> **Material provided**
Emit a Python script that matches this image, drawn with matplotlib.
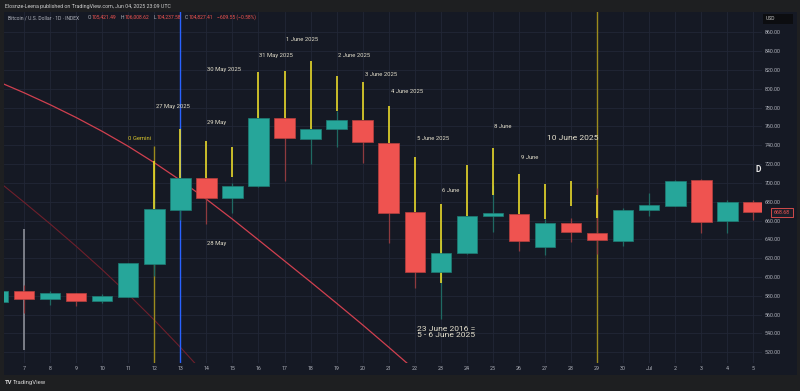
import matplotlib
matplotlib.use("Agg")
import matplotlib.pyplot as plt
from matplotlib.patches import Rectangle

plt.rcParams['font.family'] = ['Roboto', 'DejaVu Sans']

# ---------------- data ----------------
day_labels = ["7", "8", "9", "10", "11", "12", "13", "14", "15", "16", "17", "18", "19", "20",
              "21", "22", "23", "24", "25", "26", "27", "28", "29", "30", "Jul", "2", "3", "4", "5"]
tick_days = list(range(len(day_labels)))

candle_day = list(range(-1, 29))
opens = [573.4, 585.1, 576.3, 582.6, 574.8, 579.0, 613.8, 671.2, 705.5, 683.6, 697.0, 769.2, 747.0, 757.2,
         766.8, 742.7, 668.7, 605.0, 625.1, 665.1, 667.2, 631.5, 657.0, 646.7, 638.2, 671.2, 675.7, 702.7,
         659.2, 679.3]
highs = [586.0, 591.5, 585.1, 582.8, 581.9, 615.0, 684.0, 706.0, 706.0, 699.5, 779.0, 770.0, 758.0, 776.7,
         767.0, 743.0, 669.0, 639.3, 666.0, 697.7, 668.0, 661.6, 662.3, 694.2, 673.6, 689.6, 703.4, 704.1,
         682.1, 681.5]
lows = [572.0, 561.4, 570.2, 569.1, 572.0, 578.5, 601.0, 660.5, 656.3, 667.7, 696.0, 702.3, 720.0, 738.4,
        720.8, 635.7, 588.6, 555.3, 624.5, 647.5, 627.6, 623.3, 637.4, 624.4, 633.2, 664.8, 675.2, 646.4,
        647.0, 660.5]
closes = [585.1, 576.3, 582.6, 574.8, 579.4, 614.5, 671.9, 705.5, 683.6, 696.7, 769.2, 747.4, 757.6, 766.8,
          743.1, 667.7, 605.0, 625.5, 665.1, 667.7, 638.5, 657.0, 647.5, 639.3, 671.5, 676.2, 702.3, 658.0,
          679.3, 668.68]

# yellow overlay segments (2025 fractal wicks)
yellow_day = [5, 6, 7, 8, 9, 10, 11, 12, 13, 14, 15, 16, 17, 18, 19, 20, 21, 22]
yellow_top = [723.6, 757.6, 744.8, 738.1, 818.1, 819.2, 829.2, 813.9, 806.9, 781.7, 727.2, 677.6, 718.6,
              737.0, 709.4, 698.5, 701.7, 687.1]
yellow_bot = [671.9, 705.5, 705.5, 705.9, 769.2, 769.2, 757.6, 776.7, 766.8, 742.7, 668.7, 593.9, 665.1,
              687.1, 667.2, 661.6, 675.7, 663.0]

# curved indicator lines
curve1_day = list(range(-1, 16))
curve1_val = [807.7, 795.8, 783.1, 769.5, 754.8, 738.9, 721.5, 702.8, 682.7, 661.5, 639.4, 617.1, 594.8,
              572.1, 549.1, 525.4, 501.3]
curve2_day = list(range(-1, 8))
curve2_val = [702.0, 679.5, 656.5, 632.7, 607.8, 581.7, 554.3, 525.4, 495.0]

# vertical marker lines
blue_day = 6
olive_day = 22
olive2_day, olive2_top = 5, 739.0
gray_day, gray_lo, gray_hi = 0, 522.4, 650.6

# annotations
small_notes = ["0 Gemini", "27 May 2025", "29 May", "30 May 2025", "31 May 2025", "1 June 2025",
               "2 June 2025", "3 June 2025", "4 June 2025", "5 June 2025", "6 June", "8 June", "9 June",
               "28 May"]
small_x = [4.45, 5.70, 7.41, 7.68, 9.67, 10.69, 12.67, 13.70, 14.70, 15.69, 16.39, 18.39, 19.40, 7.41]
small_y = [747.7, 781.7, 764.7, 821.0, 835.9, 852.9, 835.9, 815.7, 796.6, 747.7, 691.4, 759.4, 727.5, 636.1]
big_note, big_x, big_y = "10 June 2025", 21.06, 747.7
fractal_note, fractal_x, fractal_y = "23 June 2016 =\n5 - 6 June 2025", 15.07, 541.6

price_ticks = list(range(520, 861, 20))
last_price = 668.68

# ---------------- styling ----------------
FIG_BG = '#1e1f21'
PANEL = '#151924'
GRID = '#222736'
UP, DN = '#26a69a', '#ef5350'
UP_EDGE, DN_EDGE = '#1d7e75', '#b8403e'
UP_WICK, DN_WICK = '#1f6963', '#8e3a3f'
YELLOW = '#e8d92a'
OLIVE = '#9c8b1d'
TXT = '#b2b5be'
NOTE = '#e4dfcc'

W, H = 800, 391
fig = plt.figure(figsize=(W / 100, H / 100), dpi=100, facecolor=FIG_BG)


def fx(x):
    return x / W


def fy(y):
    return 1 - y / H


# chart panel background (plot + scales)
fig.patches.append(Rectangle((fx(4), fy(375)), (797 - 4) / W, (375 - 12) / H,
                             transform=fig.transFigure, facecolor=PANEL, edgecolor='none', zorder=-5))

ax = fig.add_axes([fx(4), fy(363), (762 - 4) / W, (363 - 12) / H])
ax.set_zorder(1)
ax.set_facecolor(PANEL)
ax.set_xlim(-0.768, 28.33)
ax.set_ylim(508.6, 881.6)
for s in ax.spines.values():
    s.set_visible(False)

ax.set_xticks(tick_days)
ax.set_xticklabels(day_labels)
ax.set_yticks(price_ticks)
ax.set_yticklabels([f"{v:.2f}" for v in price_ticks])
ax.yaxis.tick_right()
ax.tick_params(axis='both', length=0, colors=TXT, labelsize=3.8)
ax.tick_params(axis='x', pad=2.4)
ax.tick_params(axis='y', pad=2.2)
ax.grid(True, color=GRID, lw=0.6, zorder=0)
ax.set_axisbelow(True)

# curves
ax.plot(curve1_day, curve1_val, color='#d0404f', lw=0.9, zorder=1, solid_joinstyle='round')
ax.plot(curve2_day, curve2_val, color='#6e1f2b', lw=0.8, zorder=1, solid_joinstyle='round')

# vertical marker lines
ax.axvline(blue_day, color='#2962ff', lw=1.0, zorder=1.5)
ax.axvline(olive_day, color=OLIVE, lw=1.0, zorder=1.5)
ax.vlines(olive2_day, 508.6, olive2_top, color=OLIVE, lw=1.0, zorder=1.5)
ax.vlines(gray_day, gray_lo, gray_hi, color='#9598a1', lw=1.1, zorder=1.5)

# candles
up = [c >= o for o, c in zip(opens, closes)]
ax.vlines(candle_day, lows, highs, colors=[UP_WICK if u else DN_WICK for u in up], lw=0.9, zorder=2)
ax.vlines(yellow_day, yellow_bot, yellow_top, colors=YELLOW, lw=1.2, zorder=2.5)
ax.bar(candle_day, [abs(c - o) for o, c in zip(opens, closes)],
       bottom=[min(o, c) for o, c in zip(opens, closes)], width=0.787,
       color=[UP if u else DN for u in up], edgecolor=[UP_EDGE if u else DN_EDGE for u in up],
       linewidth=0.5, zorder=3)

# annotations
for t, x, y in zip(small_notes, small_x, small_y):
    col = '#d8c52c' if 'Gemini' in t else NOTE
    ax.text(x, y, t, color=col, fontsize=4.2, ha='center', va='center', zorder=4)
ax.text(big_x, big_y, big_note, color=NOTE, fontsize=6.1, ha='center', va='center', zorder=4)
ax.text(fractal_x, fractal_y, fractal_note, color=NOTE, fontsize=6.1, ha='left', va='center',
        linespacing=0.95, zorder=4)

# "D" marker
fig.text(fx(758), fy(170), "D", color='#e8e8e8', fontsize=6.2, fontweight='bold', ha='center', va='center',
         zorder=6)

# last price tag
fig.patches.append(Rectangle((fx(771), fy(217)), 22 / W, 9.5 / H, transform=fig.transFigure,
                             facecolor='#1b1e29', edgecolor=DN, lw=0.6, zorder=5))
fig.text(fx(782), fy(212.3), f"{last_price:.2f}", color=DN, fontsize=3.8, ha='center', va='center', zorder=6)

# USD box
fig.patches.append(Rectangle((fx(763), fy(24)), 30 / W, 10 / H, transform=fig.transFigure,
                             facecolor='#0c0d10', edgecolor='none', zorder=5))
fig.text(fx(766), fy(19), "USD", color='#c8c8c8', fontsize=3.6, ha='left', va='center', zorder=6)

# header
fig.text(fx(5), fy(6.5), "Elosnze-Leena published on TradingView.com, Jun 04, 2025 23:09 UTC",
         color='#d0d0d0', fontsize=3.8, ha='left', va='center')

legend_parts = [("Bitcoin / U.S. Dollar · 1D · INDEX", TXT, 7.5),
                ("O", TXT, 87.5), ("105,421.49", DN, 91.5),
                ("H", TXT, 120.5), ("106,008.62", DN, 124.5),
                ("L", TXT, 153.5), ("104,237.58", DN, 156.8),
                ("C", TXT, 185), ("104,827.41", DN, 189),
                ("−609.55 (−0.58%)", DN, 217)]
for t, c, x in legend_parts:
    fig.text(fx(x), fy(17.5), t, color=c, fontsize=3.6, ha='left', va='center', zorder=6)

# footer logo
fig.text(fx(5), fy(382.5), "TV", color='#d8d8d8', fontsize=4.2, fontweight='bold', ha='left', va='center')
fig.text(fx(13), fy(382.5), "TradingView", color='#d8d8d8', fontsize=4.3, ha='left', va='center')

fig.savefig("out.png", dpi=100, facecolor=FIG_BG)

...

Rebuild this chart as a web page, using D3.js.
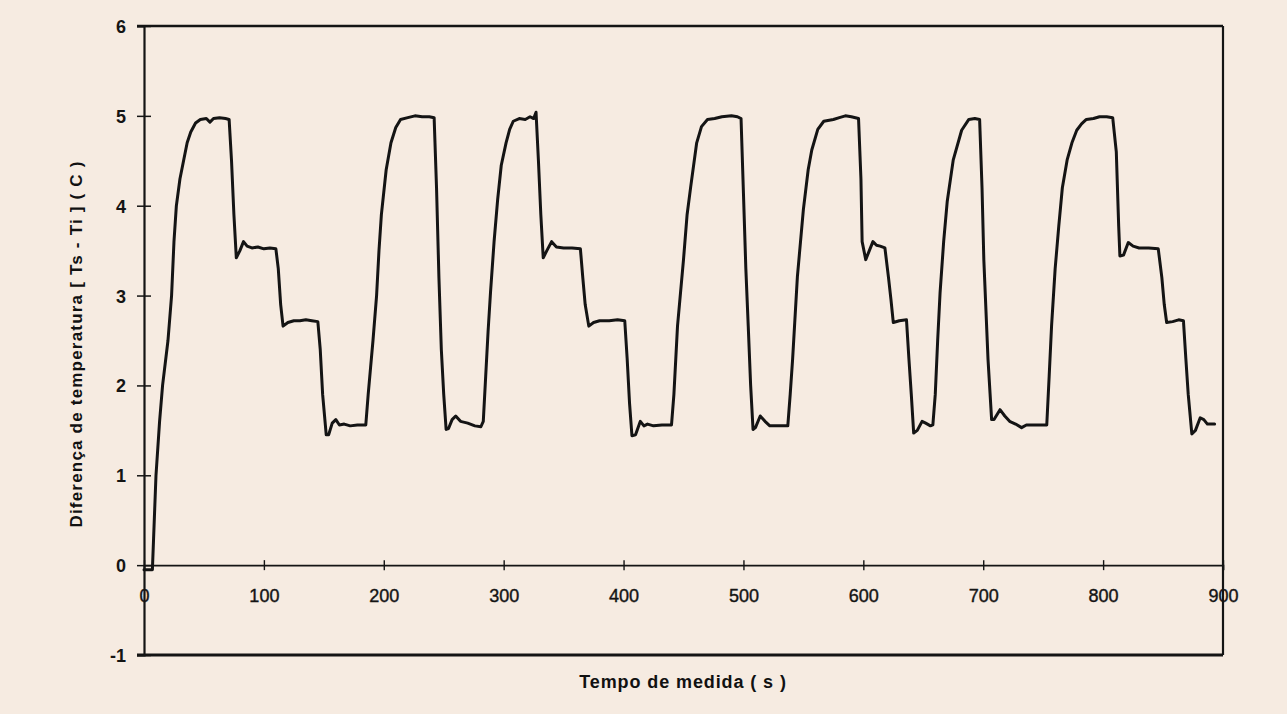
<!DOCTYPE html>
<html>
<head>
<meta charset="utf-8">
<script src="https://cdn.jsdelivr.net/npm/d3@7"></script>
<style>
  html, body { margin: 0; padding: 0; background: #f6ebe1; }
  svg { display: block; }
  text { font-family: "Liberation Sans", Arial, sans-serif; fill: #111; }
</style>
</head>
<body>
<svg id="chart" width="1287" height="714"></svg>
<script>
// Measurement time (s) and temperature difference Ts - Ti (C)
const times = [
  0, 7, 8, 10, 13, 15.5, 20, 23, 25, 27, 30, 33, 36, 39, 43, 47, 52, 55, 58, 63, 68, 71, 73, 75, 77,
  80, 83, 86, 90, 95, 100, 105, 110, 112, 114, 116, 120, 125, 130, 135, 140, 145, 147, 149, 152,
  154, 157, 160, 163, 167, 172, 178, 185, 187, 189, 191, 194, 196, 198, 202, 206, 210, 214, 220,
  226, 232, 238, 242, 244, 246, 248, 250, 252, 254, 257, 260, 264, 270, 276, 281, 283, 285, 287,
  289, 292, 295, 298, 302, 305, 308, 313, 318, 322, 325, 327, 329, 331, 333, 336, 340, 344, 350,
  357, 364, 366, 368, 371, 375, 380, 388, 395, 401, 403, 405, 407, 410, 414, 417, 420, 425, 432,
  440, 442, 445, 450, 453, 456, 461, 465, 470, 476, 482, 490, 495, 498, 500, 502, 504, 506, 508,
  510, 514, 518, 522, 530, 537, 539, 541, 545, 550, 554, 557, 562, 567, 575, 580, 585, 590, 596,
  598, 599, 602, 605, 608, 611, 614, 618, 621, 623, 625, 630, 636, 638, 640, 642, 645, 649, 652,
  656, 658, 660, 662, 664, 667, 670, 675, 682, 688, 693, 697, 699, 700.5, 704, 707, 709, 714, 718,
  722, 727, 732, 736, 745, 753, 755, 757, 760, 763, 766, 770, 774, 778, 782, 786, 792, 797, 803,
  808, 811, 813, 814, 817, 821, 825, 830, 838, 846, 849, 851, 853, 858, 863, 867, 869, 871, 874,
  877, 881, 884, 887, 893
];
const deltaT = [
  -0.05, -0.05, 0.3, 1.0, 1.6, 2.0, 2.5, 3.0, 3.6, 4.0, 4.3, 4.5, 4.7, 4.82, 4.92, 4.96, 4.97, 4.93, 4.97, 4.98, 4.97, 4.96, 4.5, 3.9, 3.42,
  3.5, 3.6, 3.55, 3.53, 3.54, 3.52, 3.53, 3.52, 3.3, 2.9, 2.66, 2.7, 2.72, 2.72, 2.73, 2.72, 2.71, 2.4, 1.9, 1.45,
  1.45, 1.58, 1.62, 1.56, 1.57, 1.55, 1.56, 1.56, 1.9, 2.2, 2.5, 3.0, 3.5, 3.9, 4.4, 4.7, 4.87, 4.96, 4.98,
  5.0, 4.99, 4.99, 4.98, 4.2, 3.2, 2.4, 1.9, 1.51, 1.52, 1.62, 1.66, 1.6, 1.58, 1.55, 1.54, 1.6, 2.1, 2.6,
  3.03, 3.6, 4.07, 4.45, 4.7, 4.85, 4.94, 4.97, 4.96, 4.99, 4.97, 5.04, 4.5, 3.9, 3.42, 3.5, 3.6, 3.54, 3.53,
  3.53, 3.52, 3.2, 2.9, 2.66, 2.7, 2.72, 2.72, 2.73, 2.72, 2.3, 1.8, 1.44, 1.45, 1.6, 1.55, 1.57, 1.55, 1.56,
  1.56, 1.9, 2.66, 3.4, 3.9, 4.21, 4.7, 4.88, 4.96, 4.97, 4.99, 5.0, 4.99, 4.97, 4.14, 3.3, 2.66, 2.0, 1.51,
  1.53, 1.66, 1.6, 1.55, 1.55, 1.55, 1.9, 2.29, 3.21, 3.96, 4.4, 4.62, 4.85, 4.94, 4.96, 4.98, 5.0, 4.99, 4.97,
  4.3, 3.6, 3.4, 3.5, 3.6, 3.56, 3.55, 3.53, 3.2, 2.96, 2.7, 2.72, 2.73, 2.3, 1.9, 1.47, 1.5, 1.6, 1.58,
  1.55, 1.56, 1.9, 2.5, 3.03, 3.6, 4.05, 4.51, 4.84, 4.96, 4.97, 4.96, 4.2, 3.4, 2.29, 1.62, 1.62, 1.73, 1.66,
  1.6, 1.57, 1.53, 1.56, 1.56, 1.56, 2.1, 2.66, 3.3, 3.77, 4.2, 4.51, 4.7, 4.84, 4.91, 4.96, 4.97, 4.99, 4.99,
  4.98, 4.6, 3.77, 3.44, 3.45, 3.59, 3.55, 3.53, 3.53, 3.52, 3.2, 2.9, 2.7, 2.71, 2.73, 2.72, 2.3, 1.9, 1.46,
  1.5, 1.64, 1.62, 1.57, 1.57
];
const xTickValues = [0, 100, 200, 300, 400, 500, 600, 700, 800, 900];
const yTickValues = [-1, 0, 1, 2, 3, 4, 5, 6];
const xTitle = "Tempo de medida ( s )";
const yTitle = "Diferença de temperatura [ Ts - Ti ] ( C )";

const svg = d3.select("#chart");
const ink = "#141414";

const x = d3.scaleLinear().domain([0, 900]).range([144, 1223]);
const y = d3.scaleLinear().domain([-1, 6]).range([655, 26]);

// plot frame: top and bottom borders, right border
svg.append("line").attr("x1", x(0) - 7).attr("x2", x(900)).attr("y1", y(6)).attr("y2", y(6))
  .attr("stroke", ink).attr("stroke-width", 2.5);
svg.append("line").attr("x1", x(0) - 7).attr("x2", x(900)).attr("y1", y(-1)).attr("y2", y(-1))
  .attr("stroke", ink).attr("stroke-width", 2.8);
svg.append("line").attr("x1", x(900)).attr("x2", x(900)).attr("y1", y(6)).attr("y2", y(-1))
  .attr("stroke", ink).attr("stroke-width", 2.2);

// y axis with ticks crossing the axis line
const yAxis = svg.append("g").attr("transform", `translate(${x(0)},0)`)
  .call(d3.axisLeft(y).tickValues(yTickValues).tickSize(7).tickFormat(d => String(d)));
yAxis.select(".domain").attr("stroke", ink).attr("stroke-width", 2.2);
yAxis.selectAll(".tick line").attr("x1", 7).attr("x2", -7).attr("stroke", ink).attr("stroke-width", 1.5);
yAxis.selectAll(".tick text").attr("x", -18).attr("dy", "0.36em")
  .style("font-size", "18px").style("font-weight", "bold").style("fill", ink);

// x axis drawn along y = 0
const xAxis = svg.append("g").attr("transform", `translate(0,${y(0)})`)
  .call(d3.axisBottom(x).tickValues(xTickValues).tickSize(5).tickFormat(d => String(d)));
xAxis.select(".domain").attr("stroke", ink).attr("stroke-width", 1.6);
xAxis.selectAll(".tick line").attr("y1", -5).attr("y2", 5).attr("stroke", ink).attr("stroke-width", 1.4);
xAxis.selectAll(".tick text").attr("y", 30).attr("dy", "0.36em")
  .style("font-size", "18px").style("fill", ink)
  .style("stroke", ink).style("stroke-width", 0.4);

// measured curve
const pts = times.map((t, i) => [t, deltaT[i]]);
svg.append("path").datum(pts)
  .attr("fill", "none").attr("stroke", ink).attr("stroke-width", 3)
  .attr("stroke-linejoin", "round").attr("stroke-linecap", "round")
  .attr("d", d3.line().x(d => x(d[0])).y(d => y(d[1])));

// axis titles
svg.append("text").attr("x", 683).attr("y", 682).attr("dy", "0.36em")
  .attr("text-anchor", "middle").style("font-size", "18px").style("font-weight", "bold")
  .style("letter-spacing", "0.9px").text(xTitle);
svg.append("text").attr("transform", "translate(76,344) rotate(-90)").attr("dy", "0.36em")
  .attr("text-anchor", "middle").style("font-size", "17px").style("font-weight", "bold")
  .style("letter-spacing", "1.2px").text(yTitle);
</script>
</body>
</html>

> **What is being asked**
Copy exactly the material above from the line with "Emit a Python" to the line with "plt.rcParams['font.family'] = ['Roboto', 'DejaVu", ends included, and nothing else. Leave out any picture.

> **Solution**
Emit a Python script that matches this image, drawn with matplotlib.
import matplotlib
matplotlib.use("Agg")
import matplotlib.pyplot as plt
from matplotlib.patches import Rectangle

plt.rcParams['font.family'] = ['Roboto', 'DejaVu Sans']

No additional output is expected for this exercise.